A test of invariance of halo surface density for FIRE-2 simulations with cold dark matter and self-interacting dark matter

TL;DR

This study tests the invariance of dark matter halo surface density across galaxy types using FIRE-2 simulations with CDM and SIDM, finding it remains nearly constant and consistent with observations.

Contribution

It demonstrates the invariance of halo surface density in both CDM and SIDM models across a specific galaxy mass range, aligning with observational data.

Findings

Surface density is nearly constant for CDM and SIDM in dwarf galaxies.

Halo surface density from Burkert profile fits matches galactic observations.

Empirical relations between surface density and velocity agree with observed dwarf galaxies.

Abstract

Numerous observations have shown that the dark matter halo surface density, defined as the product of core radius and halo central density of cored dark matter haloes is nearly constant and independent of galaxy mass over a whole slew of galaxy types. Here we calculate the surface density in cold dark matter(CDM) and self-interacting dark matter (SIDM) models including baryons, as well as SIDM without baryons, for dwarf galaxies of masses $\approx 10^{10} M_{\odot}$ using mock catalogs obtained from simulations as part of the Feedback In Realistic Environments project.

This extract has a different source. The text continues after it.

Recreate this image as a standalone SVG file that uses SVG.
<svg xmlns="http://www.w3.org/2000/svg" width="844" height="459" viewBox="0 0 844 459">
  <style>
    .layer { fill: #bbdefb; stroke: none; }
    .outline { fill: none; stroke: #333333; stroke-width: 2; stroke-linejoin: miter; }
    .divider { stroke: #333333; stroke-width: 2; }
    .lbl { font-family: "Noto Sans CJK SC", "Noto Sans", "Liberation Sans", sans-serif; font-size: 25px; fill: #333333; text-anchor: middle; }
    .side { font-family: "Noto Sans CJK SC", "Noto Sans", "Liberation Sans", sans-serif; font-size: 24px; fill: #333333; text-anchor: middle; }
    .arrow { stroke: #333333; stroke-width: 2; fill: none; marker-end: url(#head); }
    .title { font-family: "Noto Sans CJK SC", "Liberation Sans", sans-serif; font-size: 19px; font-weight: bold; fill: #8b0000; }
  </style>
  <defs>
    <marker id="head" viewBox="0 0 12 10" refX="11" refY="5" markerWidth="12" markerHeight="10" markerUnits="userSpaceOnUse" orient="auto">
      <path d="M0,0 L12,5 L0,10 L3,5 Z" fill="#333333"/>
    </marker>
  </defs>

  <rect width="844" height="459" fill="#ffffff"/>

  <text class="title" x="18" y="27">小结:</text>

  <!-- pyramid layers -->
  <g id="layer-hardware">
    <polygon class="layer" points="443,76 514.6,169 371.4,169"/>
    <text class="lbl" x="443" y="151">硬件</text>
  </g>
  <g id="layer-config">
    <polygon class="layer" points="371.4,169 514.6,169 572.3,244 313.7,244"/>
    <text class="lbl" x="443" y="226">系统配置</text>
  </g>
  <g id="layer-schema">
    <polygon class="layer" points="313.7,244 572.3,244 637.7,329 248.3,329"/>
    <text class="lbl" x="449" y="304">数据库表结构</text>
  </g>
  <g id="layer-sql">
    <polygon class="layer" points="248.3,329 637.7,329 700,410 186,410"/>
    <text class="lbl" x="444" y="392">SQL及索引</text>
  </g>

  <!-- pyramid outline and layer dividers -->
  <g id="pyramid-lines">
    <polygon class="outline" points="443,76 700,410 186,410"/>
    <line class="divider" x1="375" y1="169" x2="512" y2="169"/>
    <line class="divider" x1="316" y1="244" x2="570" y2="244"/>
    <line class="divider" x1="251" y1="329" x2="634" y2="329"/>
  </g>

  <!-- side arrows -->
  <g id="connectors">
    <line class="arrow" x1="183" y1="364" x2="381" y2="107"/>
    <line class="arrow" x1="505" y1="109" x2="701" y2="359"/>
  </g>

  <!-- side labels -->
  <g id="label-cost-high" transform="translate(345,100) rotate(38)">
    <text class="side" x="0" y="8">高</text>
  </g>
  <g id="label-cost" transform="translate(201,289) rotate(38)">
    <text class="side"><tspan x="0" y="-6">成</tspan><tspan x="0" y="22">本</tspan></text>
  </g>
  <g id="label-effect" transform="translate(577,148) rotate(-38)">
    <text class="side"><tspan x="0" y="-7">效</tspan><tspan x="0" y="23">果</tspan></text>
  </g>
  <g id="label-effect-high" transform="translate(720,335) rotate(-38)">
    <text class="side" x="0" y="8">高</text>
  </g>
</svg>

We find that the dark matter surface density and column density are nearly constant for CDM and SIDM for this mass range. The halo surface density obtained from the Burkert profile fit is consistent with galactic-scale observations within $1\sigma$. We also computed the empirical scaling relations between the central surface density and maximum velocity using the best-fit dark matter profiles, and found that they agree with observations of Milky Way and M31 dwarfs.